= Julian Faber =

British businessman (1917–2002)

Julian Tufnell Faber (6 April 1917 – 11 January 2002) was a leading figure in the insurance business.

==Early life==
He was educated at Winchester College and Trinity College, Cambridge. He served with the Welsh Guards during the Second World War. He retired as a Major.

==Career==
He joined the family firm of Willis, Faber & Dumas (later Willis Corroon) in 1938 (later rising to chairman). He later served as chairman of Cornhill Insurance and he was responsible for sponsoring English Test Cricket for a long period from 1978.

==Family life==
He married Caroline Macmillan, a daughter of Harold Macmillan and Lady Dorothy Cavendish, a daughter of the 9th Duke of Devonshire.
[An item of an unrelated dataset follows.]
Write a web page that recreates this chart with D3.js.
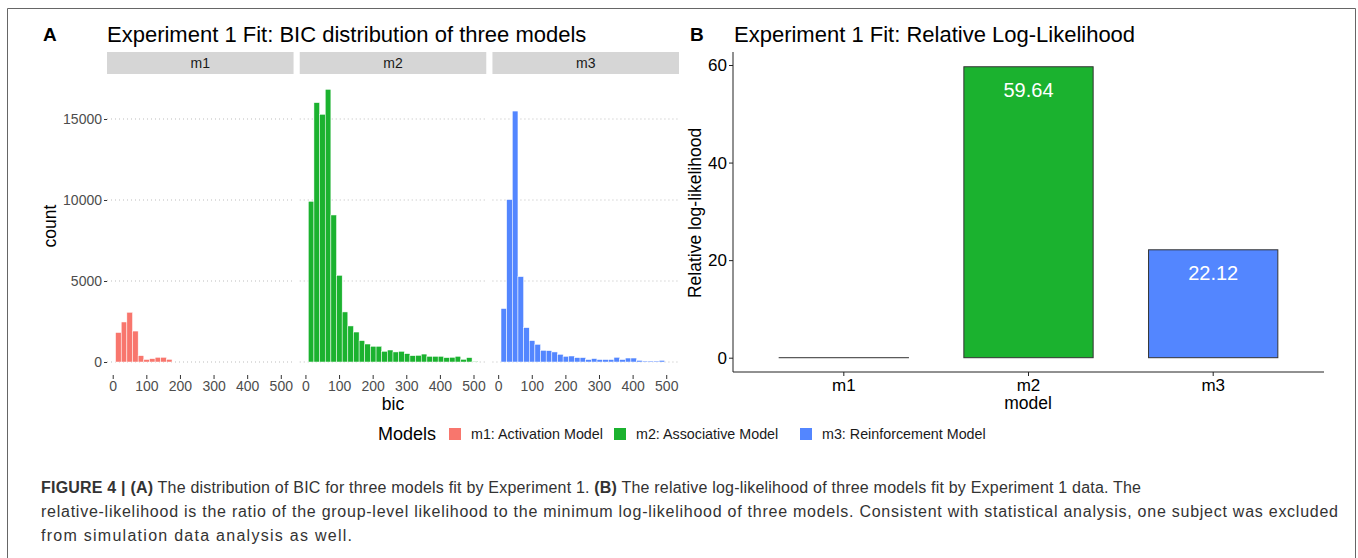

They had five children:
- 1) Anne Cristine Adriane Faber (born 1944). Married firstly in 1970 Michael Roger Lewis Cockerell, two children, married secondly in 1995 The Hon. David Bernstein.
- 2) Michael David Tufnell Faber (born 1945). Married Catherine Suzanne de Braine, two children.
- 3) Mark James Julian Faber (1950-1991), a Sussex cricketer. Married in 1983 Ann Griffith, three sons.
- 4) David James Christian Faber (born 1961), a Conservative politician and an MCC Committee member.
- 5) James Edwin Charles Faber (born 1964)

==Death and legacy==
He died in January 2002, aged 84, and Caroline outlived him.